_Goal_
Check every line below for the word "this" and copy each one that has it.

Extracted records
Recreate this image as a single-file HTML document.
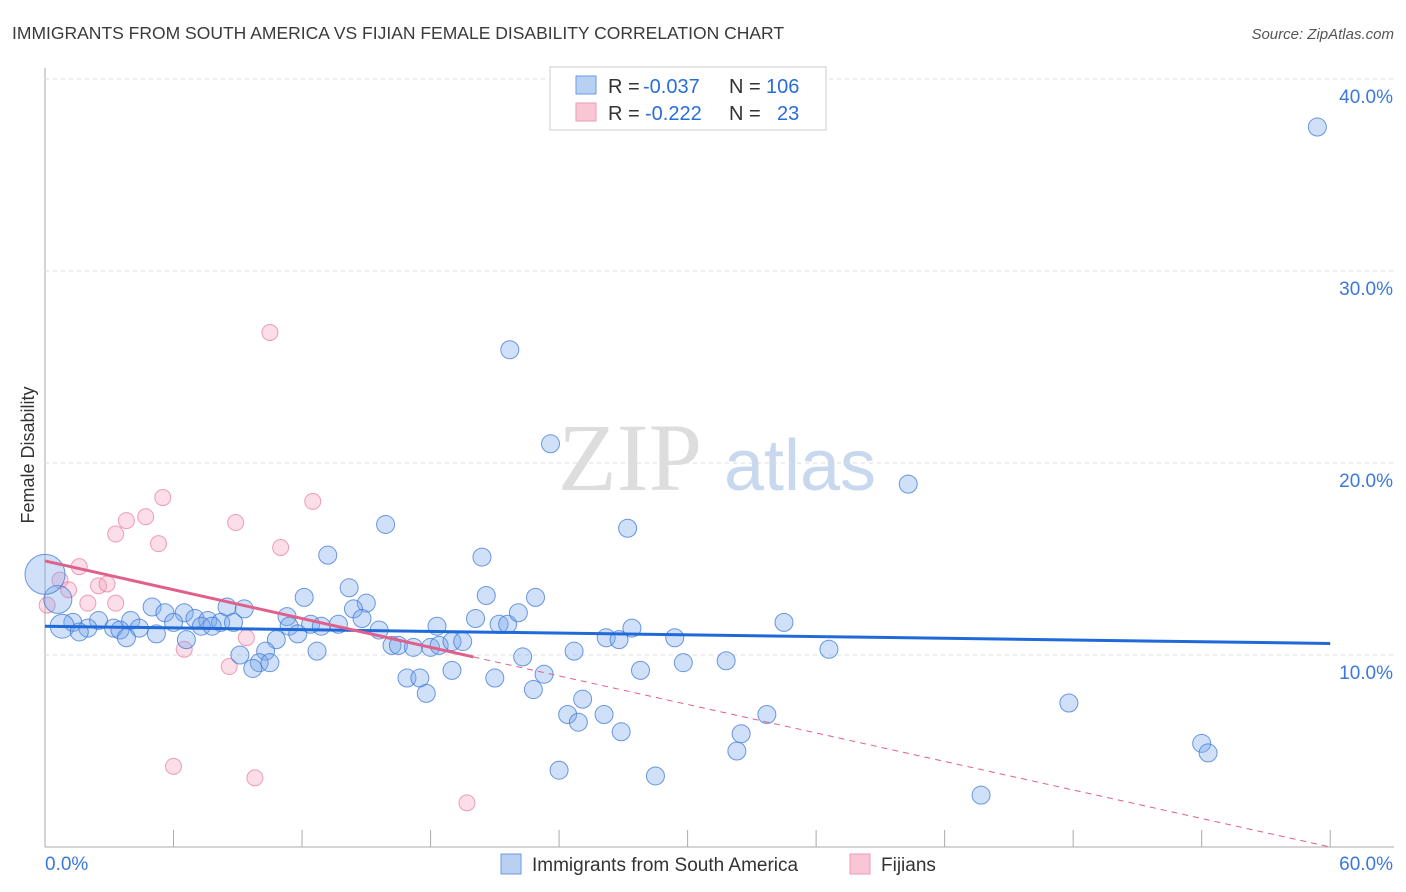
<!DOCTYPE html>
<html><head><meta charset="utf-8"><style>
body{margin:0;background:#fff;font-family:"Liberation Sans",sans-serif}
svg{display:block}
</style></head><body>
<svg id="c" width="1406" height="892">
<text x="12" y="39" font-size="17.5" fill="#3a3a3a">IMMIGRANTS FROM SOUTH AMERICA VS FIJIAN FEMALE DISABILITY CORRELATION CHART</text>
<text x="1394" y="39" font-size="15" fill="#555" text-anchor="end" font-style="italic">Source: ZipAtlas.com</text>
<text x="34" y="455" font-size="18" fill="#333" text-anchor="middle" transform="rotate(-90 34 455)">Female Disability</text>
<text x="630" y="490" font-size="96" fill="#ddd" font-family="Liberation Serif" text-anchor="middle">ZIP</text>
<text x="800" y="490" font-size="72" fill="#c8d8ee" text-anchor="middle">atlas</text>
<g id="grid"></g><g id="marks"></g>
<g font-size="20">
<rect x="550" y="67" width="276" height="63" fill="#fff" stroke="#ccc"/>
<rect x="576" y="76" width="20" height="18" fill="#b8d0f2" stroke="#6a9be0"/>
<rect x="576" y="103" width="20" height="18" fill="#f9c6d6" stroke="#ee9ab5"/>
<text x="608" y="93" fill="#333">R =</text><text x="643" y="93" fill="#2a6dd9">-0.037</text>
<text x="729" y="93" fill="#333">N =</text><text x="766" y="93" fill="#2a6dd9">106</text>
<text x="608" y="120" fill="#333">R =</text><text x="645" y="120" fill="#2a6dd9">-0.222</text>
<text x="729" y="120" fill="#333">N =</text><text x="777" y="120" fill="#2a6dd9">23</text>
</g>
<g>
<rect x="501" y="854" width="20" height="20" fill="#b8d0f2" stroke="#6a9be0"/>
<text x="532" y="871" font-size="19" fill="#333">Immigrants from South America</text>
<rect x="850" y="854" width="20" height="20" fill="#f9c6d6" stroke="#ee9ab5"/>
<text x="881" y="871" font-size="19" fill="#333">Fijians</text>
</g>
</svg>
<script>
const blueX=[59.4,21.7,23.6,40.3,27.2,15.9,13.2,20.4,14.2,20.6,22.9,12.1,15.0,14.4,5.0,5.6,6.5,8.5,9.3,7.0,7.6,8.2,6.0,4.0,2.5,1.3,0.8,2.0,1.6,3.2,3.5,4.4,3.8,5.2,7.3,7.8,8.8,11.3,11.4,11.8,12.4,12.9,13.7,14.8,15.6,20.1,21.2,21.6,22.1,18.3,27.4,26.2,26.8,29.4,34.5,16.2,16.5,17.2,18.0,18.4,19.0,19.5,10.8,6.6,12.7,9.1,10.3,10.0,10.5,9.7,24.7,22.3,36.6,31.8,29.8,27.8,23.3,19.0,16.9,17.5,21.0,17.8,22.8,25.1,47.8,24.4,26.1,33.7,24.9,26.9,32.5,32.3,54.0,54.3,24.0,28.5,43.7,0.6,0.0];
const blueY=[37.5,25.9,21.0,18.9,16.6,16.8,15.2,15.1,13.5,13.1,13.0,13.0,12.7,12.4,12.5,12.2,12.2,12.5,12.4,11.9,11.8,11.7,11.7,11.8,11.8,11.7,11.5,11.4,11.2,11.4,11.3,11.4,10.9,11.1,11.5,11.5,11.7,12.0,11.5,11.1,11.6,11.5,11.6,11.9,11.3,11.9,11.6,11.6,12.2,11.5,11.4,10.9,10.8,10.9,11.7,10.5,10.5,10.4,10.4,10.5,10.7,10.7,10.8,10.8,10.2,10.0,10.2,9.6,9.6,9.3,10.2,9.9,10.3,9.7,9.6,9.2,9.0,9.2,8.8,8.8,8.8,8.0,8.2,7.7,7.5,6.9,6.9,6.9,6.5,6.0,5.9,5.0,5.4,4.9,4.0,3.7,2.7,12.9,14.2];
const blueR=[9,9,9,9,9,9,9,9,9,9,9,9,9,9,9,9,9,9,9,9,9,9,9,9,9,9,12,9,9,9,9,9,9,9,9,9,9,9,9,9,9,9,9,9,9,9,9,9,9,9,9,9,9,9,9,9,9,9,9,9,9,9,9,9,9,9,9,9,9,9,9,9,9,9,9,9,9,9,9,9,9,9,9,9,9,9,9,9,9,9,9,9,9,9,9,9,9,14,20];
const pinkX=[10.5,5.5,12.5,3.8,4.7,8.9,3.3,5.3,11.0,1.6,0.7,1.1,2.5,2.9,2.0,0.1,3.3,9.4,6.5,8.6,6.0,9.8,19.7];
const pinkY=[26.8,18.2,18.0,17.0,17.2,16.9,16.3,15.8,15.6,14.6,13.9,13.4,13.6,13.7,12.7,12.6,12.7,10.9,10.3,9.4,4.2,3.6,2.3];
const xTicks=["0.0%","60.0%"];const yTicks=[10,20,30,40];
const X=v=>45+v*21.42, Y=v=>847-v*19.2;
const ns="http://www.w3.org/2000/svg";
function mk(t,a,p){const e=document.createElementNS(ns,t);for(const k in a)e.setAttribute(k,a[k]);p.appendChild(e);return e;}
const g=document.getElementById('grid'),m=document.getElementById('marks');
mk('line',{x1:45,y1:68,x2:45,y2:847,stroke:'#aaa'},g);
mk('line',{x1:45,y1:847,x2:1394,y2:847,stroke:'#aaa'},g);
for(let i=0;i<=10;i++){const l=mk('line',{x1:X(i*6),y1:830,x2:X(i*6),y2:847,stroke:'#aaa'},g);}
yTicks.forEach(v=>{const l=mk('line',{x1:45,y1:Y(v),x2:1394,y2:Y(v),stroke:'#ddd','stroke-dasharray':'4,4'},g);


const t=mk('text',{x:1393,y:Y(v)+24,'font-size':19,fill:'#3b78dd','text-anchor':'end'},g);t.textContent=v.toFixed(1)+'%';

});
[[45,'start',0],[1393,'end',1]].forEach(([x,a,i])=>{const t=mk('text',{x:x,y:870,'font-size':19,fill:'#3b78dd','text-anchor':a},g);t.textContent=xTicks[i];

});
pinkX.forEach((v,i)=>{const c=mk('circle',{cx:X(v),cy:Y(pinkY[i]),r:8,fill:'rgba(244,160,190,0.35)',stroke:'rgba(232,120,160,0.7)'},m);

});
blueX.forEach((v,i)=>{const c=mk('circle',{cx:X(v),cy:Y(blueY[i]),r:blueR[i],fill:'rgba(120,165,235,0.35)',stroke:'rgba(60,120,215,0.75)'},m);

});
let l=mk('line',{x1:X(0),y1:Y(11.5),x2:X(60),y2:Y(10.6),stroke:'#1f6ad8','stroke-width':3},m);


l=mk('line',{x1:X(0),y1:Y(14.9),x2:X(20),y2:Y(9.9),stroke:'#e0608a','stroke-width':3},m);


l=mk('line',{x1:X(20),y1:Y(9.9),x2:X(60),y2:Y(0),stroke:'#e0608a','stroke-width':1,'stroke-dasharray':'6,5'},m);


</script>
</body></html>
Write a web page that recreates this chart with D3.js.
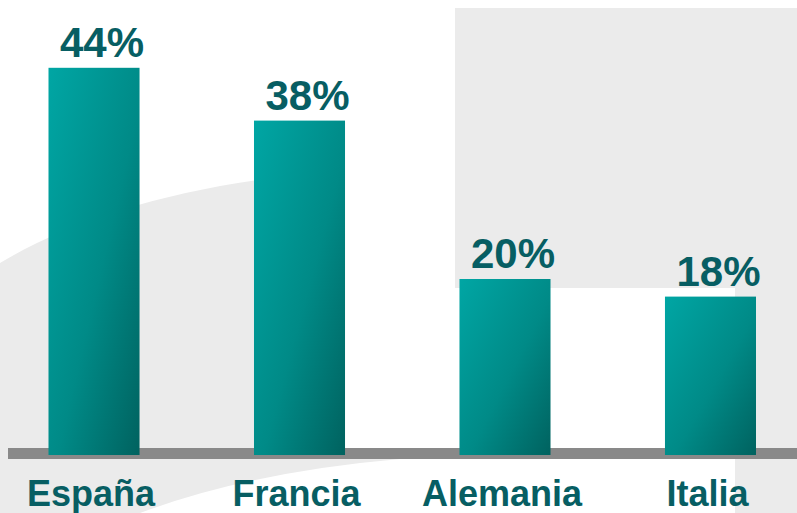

_The completed task_
Recreate this image as a single-file HTML document.
Write a web page that recreates this chart with D3.js.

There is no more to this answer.